1. Pin to a Vulnerable Version¶

make -C targets/llamacpp pin-version LLAMA_CPP_VERSION=b3561

2. Build the Harness¶

make harness-libfuzzer LLAMA_CPP=~/src/llama.cpp

3. Generate CVE-Targeted Seeds¶

crucible-gen --talos

This produces reconstruction seeds in corpus/reconstructed/ based on known vulnerability patterns from Cisco Talos and other researchers.

4. Run a Focused Campaign¶

crucible run \
  --harness ./crucible-libfuzzer \
  --corpus ./corpus \
  --output ./crashes/regression \
  --jobs 8 \
  --timeout 30s

5. Verify Crashes¶

crucible triage --crashes ./crashes/regression --output ./reports/regression

Expected outcome

Against b3561, a well-seeded campaign should find heap buffer overflow crashes within the first hour. If the regression test does not find known bugs, investigate whether:

The CVE-targeted seeds are present in the corpus
The harness exercises the affected code path
Sanitizers are properly enabled in the build

Comparing Versions¶

Run the same reproducer against both the vulnerable and patched versions to confirm a fix:

# Against vulnerable version
./crucible-libfuzzer-b3561 crashes/regression/crash-abc123

# Against patched version
./crucible-libfuzzer crashes/regression/crash-abc123

If the crash reproduces on the old version but not the new one, the fix is confirmed. If it crashes on both, the bug may not have been fully patched.

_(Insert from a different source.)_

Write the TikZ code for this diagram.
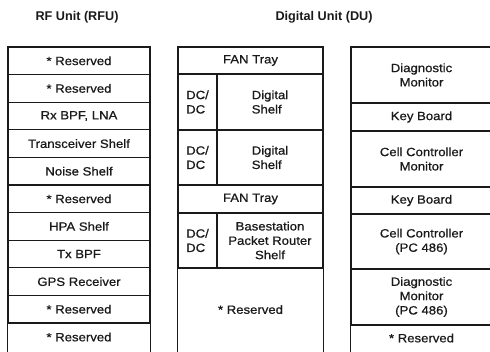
\documentclass[tikz,border=0pt]{standalone}
\usepackage{fontspec}
\setmainfont{Liberation Sans}
\newfontfamily\cellfont[FakeStretch=1.1,FakeBold=0.8]{Liberation Sans}
\definecolor{ink}{HTML}{1A1A1A}

\tikzset{
  cell/.style={draw=ink, line width=0.8pt, inner sep=0pt, align=center, text=ink,
    font=\cellfont\fontsize{8.5}{10.2}\selectfont},
  cellopen/.style={cell, draw=none},
  size/.style 2 args={minimum width={#1*0.025cm}, minimum height={#2*0.025cm}},
  head/.style={text=ink, font=\fontsize{9}{11}\selectfont\bfseries}
}

\begin{document}
\begin{tikzpicture}[x=0.025cm, y=-0.025cm]
  \useasboundingbox (0,0) rectangle (490,351);
  \clip (0,0) rectangle (490,351);
  \node[head] (rfu) at (77,17) {RF Unit (RFU)};
  \node[head] (du) at (324,17) {Digital Unit (DU)};

  % RF unit column
  \foreach \txt [count=\i] in {{* Reserved}, {* Reserved}, {Rx BPF, LNA}, {Transceiver Shelf},
      {Noise Shelf}, {* Reserved}, {HPA Shelf}, {Tx BPF}, {GPS Receiver}, {* Reserved}}
    \node[cell, size={142}{27.6}] (rf\i) at (79,{47+27.6*(\i-0.5)}) {\txt};
  \node[cellopen, size={142}{28}] (rf11) at (79,337) {* Reserved};
  \draw[ink, line width=0.8pt] (rf11.south west) -- (rf11.north west) -- (rf11.north east) -- (rf11.south east);

  % digital unit, shelves
  \node[cell, size={145}{27}] (fan1) at (250.5,60.5) {FAN Tray};
  \node[cell, align=left, size={39}{56}] (dc1) at (197.5,102) {DC/\\DC};
  \node[cell, align=left, size={106}{56}] (dig1) at (270,102) {Digital\\Shelf};
  \node[cell, align=left, size={39}{55}] (dc2) at (197.5,157.5) {DC/\\DC};
  \node[cell, align=left, size={106}{55}] (dig2) at (270,157.5) {Digital\\Shelf};
  \node[cell, size={145}{28}] (fan2) at (250.5,199) {FAN Tray};
  \node[cell, align=left, size={39}{55}] (dc3) at (197.5,240.5) {DC/\\DC};
  \node[cell, size={106}{55}] (bpr) at (270,240.5) {Basestation\\Packet Router\\Shelf};
  \node[cellopen, size={145}{83}] (dures) at (250.5,309.5) {* Reserved};
  \draw[ink, line width=0.8pt] (dures.south west) -- (dures.north west) -- (dures.north east) -- (dures.south east);

  % digital unit, consoles
  \node[cell, size={141}{56}] (diag1) at (421.5,75) {Diagnostic\\Monitor};
  \node[cell, size={141}{28}] (kb1) at (421.5,117) {Key Board};
  \node[cell, size={141}{56}] (ccmon) at (421.5,159) {Cell Controller\\Monitor};
  \node[cell, size={141}{27}] (kb2) at (421.5,200.5) {Key Board};
  \node[cell, size={141}{55}] (cc) at (421.5,241.5) {Cell Controller\\(PC 486)};
  \node[cell, size={141}{56}] (diag2) at (421.5,297) {Diagnostic\\Monitor\\(PC 486)};
  \node[cellopen, size={141}{26}] (cres) at (421.5,338) {* Reserved};
  \draw[ink, line width=0.8pt] (cres.south west) -- (cres.north west) -- (cres.north east) -- (cres.south east);
\end{tikzpicture}
\end{document}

Adding New Regression Targets¶

When Crucible discovers a new vulnerability:

Record the affected commit and the reproducer file
Add the reproducer to corpus/minimal/ for future seeding
Document the version and expected crash in this workflow
Periodically re-run regression tests after updating Crucible's mutation strategies

Multi-Target Regression¶

Crucible supports regression testing across multiple projects. When a vulnerability is found in shared code (e.g., gguf.cpp used by llama.cpp, whisper.cpp, and MLX), test the reproducer against all consumers:

# Test a GGUF reproducer against multiple targets
./crucible-libfuzzer crashes/regression/crash-abc123          # llama.cpp
./crucible-libfuzzer-whisper crashes/regression/crash-abc123  # whisper.cpp
./crucible-libfuzzer-mlx-gguf crashes/regression/crash-abc123 # Apple MLX

This cross-project validation has revealed cases where a fix applied to llama.cpp was not backported to downstream consumers, or where a vendored fork (like Ollama's llama.cpp) lags behind upstream security patches.